### [What to do]
Extract everything from the first line through the line with "ha='center', va='center', color='black', fontsize=14)", both ends included, except for any pictures.
:: Supplied information
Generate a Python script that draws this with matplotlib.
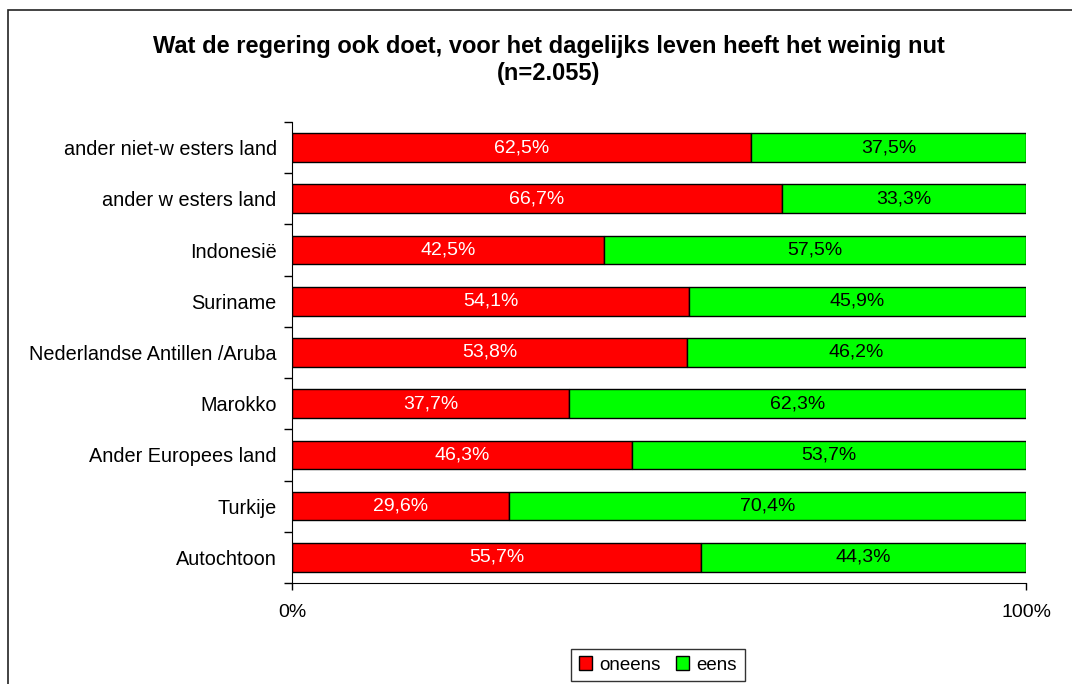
import matplotlib.pyplot as plt
import matplotlib.patches as patches
import numpy as np

plt.rcParams['font.family'] = ['Liberation Sans', 'DejaVu Sans']

categories = ['Autochtoon', 'Turkije', 'Ander Europees land', 'Marokko',
              'Nederlandse Antillen /Aruba', 'Suriname', 'Indonesië',
              'ander w esters land', 'ander niet-w esters land']
oneens = [55.7, 29.6, 46.3, 37.7, 53.8, 54.1, 42.5, 66.7, 62.5]
eens = [44.3, 70.4, 53.7, 62.3, 46.2, 45.9, 57.5, 33.3, 37.5]
series_names = ['oneens', 'eens']
title = 'Wat de regering ook doet, voor het dagelijks leven heeft het weinig nut\n(n=2.055)'

fig = plt.figure(figsize=(10.72, 6.84), dpi=100)
ax = fig.add_axes([0.2724, 0.1477, 0.6847, 0.6740])

# outer chart border (only left and top edges visible, rest is cropped)
fig.patches.append(patches.Rectangle((8 / 1072, -0.05), 1.1, 1.05 - 10 / 684,
                                     transform=fig.transFigure, fill=False,
                                     edgecolor='#222222', linewidth=1.2))

y = np.arange(len(categories))
h = 0.56
b1 = ax.barh(y, oneens, height=h, color='#FF0000', edgecolor='black', linewidth=1, label=series_names[0])
b2 = ax.barh(y, eens, left=oneens, height=h, color='#00FF00', edgecolor='black', linewidth=1, label=series_names[1])

for i in range(len(categories)):
    ax.text(oneens[i] / 2, y[i], f"{oneens[i]:.1f}%".replace('.', ','),
            ha='center', va='center', color='white', fontsize=14)
    ax.text(oneens[i] + eens[i] / 2, y[i], f"{eens[i]:.1f}%".replace('.', ','),
            ha='center', va='center', color='black', fontsize=14)

ax.set_xlim(0, 100)
ax.set_ylim(-0.5, len(categories) - 0.5)
ax.set_xticks([0, 100])
ax.set_xticklabels(['0%', '100%'], fontsize=14)
ax.set_yticks(y)
ax.set_yticklabels(categories, fontsize=14.3)
ax.set_yticks(np.arange(-0.5, len(categories)), minor=True)
ax.tick_params(axis='y', which='major', length=0, pad=11)
ax.tick_params(axis='y', which='minor', length=6, width=1)
ax.tick_params(axis='x', length=5, width=1, pad=10)
ax.spines['top'].set_visible(False)
ax.spines['right'].set_visible(False)

fig.text(549 / 1072, 1 - 60 / 684, title, ha='center', va='center',
         fontsize=17, fontweight='bold', linespacing=1.25)

leg = fig.legend(handles=[b1, b2], labels=series_names, loc='center',
                 bbox_to_anchor=(658 / 1072, 1 - 665 / 684), ncol=2,
                 fontsize=13.5, frameon=True, fancybox=False, edgecolor='black',
                 handlelength=0.7, handleheight=0.7, handletextpad=0.4,
                 columnspacing=0.8, borderpad=0.4)
leg.get_frame().set_linewidth(1)

fig.savefig('out.png', dpi=100)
::::
### [Written solution]
Generate a Python script that draws this with matplotlib.
import matplotlib.pyplot as plt
import matplotlib.patches as patches
import numpy as np

plt.rcParams['font.family'] = ['Liberation Sans', 'DejaVu Sans']

categories = ['Autochtoon', 'Turkije', 'Ander Europees land', 'Marokko',
              'Nederlandse Antillen /Aruba', 'Suriname', 'Indonesië',
              'ander w esters land', 'ander niet-w esters land']
oneens = [55.7, 29.6, 46.3, 37.7, 53.8, 54.1, 42.5, 66.7, 62.5]
eens = [44.3, 70.4, 53.7, 62.3, 46.2, 45.9, 57.5, 33.3, 37.5]
series_names = ['oneens', 'eens']
title = 'Wat de regering ook doet, voor het dagelijks leven heeft het weinig nut\n(n=2.055)'

fig = plt.figure(figsize=(10.72, 6.84), dpi=100)
ax = fig.add_axes([0.2724, 0.1477, 0.6847, 0.6740])

# outer chart border (only left and top edges visible, rest is cropped)
fig.patches.append(patches.Rectangle((8 / 1072, -0.05), 1.1, 1.05 - 10 / 684,
                                     transform=fig.transFigure, fill=False,
                                     edgecolor='#222222', linewidth=1.2))

y = np.arange(len(categories))
h = 0.56
b1 = ax.barh(y, oneens, height=h, color='#FF0000', edgecolor='black', linewidth=1, label=series_names[0])
b2 = ax.barh(y, eens, left=oneens, height=h, color='#00FF00', edgecolor='black', linewidth=1, label=series_names[1])

for i in range(len(categories)):
    ax.text(oneens[i] / 2, y[i], f"{oneens[i]:.1f}%".replace('.', ','),
            ha='center', va='center', color='white', fontsize=14)
    ax.text(oneens[i] + eens[i] / 2, y[i], f"{eens[i]:.1f}%".replace('.', ','),
            ha='center', va='center', color='black', fontsize=14)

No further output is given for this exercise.